Magna Carta by Dan Jones
The Magna Carta is the basis for the constitutions of Great Britain and the United States and a host of other countries. It is heralded as the seminal document that set into motion how we think about the rights of citizens in a free and open society. It is the document, a peace treaty really, that attempted to wrest power from a tyrannical king and dispersed power among a ruling elite who could overturn his decisions. It is seen to have formed a shadow parliament of sorts that had an actual say in governance.
But is the document what we think it is? Did it accomplish what those barons were seeking in 1215? Did it help the common man? Does it still hold sway today, particularly in England? Dan Jones, who has written extensively about the Plantagenets and the War of the Roses and consults on the Game of Thrones, has written an intelligent and interesting account of Magna Carta and the historical time that led to its adoption and its implications for then and now. Jones begins his story 60 years prior to show how the great charter came to be, its failure, its rebirth, and how today it is “a historical palimpsest onto which almost any dream can be written.”

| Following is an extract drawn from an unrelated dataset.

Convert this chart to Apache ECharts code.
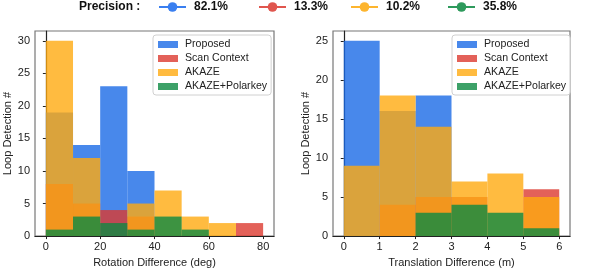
<!DOCTYPE html>
<html><head><meta charset="utf-8">
<script src="https://cdn.jsdelivr.net/npm/echarts@6/dist/echarts.min.js"></script>
<style>html,body{margin:0;padding:0;background:#fff}#c{width:598px;height:273px}</style>
</head><body><div id="c"></div>
<script>
// ---- data ----
var seriesNames = ['Proposed', 'Scan Context', 'AKAZE', 'AKAZE+Polarkey'];
var precisionLabels = ['82.1%', '13.3%', '10.2%', '35.8%'];
var rotBins = [0, 10, 20, 30, 40, 50, 60, 70, 80];
var rotProposed = [19, 14, 23, 10, 0, 0, 0, 0];
var rotScan = [8, 5, 4, 3, 0, 0, 0, 2];
var rotAkaze = [30, 12, 0, 5, 7, 3, 2, 0];
var rotPolar = [1, 3, 2, 1, 3, 1, 0, 0];
var transBins = [0, 1, 2, 3, 4, 5, 6];
var transProposed = [25, 16, 18, 0, 0, 0];
var transScan = [0, 4, 5, 5, 0, 6];
var transAkaze = [9, 18, 14, 7, 8, 5];
var transPolar = [0, 0, 3, 4, 3, 1];
var rotTicks = [0, 20, 40, 60, 80];
var rotYTicks = [0, 5, 10, 15, 20, 25, 30];
var transTicks = [0, 1, 2, 3, 4, 5, 6];
var transYTicks = [0, 5, 10, 15, 20, 25];

// ---- style ----
var colors = ['#1a6ae6', '#dc3a30', '#ffaa10', '#0c8a42'];
var lineColors = ['#3a7ff0', '#e0564e', '#fdb52e', '#2e9a5c'];
var precisionLeft = [158, 258, 350, 447];
var FONT = 'Liberation Sans';

function toData(bins, vals) {
  return vals.map(function (v, i) { return [bins[i], v, bins[i + 1]]; });
}
function renderRect(params, api) {
  var v = api.value(1);
  if (!v) return null;
  var p0 = api.coord([api.value(0), 0]);
  var p1 = api.coord([api.value(2), v]);
  return {
    type: 'rect',
    shape: { x: p0[0], y: p1[1], width: p1[0] - p0[0], height: p0[1] - p1[1] },
    style: api.style()
  };
}
function hist(name, idx, bins, vals, axis) {
  return {
    type: 'custom', name: name, xAxisIndex: axis, yAxisIndex: axis,
    renderItem: renderRect, clip: true,
    encode: { x: [0, 2], y: 1 },
    itemStyle: { color: colors[idx], opacity: 0.8 },
    data: toData(bins, vals)
  };
}

var series = [
  hist(seriesNames[0], 0, rotBins, rotProposed, 0),
  hist(seriesNames[1], 1, rotBins, rotScan, 0),
  hist(seriesNames[2], 2, rotBins, rotAkaze, 0),
  hist(seriesNames[3], 3, rotBins, rotPolar, 0),
  hist(seriesNames[0], 0, transBins, transProposed, 1),
  hist(seriesNames[1], 1, transBins, transScan, 1),
  hist(seriesNames[2], 2, transBins, transAkaze, 1),
  hist(seriesNames[3], 3, transBins, transPolar, 1)
];
precisionLabels.forEach(function (p, i) {
  series.push({
    type: 'line', name: p, xAxisIndex: 0, yAxisIndex: 0, data: [],
    symbol: 'circle', symbolSize: 9,
    lineStyle: { color: lineColors[i], width: 3 },
    itemStyle: { color: lineColors[i] }
  });
});

function xAxis(grid, min, max, ticks, name) {
  return {
    type: 'value', gridIndex: grid, min: min, max: max,
    name: name, nameLocation: 'middle', nameGap: 19,
    nameTextStyle: { fontFamily: FONT, fontSize: 11, color: '#222' },
    axisLine: { show: true, onZero: false, lineStyle: { color: '#222', width: 1.2 } },
    axisTick: { show: true, length: 3, customValues: ticks, lineStyle: { color: '#222' } },
    axisLabel: { customValues: ticks, fontFamily: FONT, fontSize: 11, color: '#222', margin: 5 },
    splitLine: { show: false }
  };
}
function yAxis(grid, max, ticks, gap) {
  return {
    type: 'value', gridIndex: grid, min: 0, max: max,
    name: 'Loop Detection #', nameLocation: 'middle', nameGap: gap, nameRotate: 90,
    nameTextStyle: { fontFamily: FONT, fontSize: 11, color: '#222' },
    axisLine: { show: true, lineStyle: { color: '#222', width: 1.2 } },
    axisTick: { show: true, length: 3, customValues: ticks, lineStyle: { color: '#222' } },
    axisLabel: { customValues: ticks, fontFamily: FONT, fontSize: 11, color: '#222', margin: 5 },
    splitLine: { show: false }
  };
}
function boxLegend(left) {
  return {
    orient: 'vertical', left: left, top: 35, data: seriesNames,
    icon: 'rect', itemWidth: 20, itemHeight: 7, itemGap: 3,
    padding: [4, 4, 3, 5], borderColor: '#d0d0d0', borderWidth: 1, borderRadius: 3,
    backgroundColor: 'rgba(255,255,255,0.85)',
    textStyle: { fontFamily: FONT, fontSize: 10.6, color: '#222', padding: [0, 0, 0, 2] },
    selectedMode: false
  };
}
var legends = precisionLabels.map(function (p, i) {
  return {
    top: 1, left: precisionLeft[i], padding: 0, data: [p], itemWidth: 27, itemHeight: 12,
    textStyle: { fontFamily: FONT, fontSize: 12, fontWeight: 'bold', color: '#111', padding: [0, 0, 0, 3] },
    selectedMode: false
  };
});
legends.push(boxLegend(153), boxLegend(452));

var chart = echarts.init(document.getElementById('c'), null, { renderer: 'canvas' });
chart.setOption({
  animation: false,
  textStyle: { fontFamily: FONT },
  grid: [
    { left: 35, right: 324, top: 31, bottom: 32, show: true, borderColor: '#777', borderWidth: 1.2, backgroundColor: 'transparent' },
    { left: 333, right: 28, top: 31, bottom: 32, show: true, borderColor: '#777', borderWidth: 1.2, backgroundColor: 'transparent' }
  ],
  xAxis: [
    xAxis(0, -4, 84, rotTicks, 'Rotation Difference (deg)'),
    xAxis(1, -0.3, 6.3, transTicks, 'Translation Difference (m)')
  ],
  yAxis: [
    yAxis(0, 31.5, rotYTicks, 20),
    yAxis(1, 26.25, transYTicks, 20)
  ],
  legend: legends,
  graphic: [{
    type: 'text', left: 79, top: 1,
    style: { text: 'Precision :', fontFamily: FONT, fontSize: 12, fontWeight: 'bold', fill: '#111' }
  }],
  series: series
});
</script></body></html>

On June 15, 1215 in the meadow of Runnymede, along the banks of the river Thames, the much-loathed King John was forced to sign the Magna Carta. He did not like it, and he did not intend to honor it. The treaty was legally valid for slightly more than two months, John having immediately petitioned the Pope to have it declared null and void. It basis lay in grievances that the barons, aligned with the Church, brought against King John seeking redress for his unscrupulous rule. Of course, most of these demands benefitted only the barons and applied only to free men who represented less than 20% of the adult population of England at the time. Over the next 75 years additional versions were issued and agreed to. Of the 63 clauses agreed to in 1215, only three or four remain in the laws of England today!
Jones describes the Magna Carta as “a muddle” that features “arcane thirteenth-century legal principle,” such has regulation of fish traps. It is “dry, technical, difficult to decipher, and constitutionally obsolete” in part because meanings of words have changed and feudal society no longer exists. Yet, as one scholar has noted, only the Bible is quoted more often in constitutional debates.
Magna Carta is a thoroughly researched book and one, in this case, that is remarkably readable and accessible to scholars and readers with a general interest in history. Notes and an index complete the book; however, it is the three appendices that are the icing on the cake.
Appendix A is the text of the Magna Carta of 1215, complete with its archaic terms (socage, burgage, novel disseisin), the demands, and a list of the barons and church officials with whom King John was supposed to agree. Appendix B provides succinct biographies of the men who were appointed to enforce the agreement. These included Robert de Vere, Earl of Oxford, and the “Mayor of London,” Serlo the Mercer. The final appendix is a timeline. It begins in 1100 when King Henry I granted a charter of liberties, including freedom for the Church, and continues to today, the 800th anniversary. The Magna Carta was printed for the first time in 1508 and came to the American colonies in 1687. In 2007, a copy of the 1297 version was bought for $21.3 million.
Jones proves once again why his histories have been bestsellers. He writes dramatic narratives without sacrificing historical accuracy. Magna Carta is entertaining, interesting, and informative, a delight to read and re-read. It should be required reading for any serious student embarking on a study of how the U.S. Constitution came to be.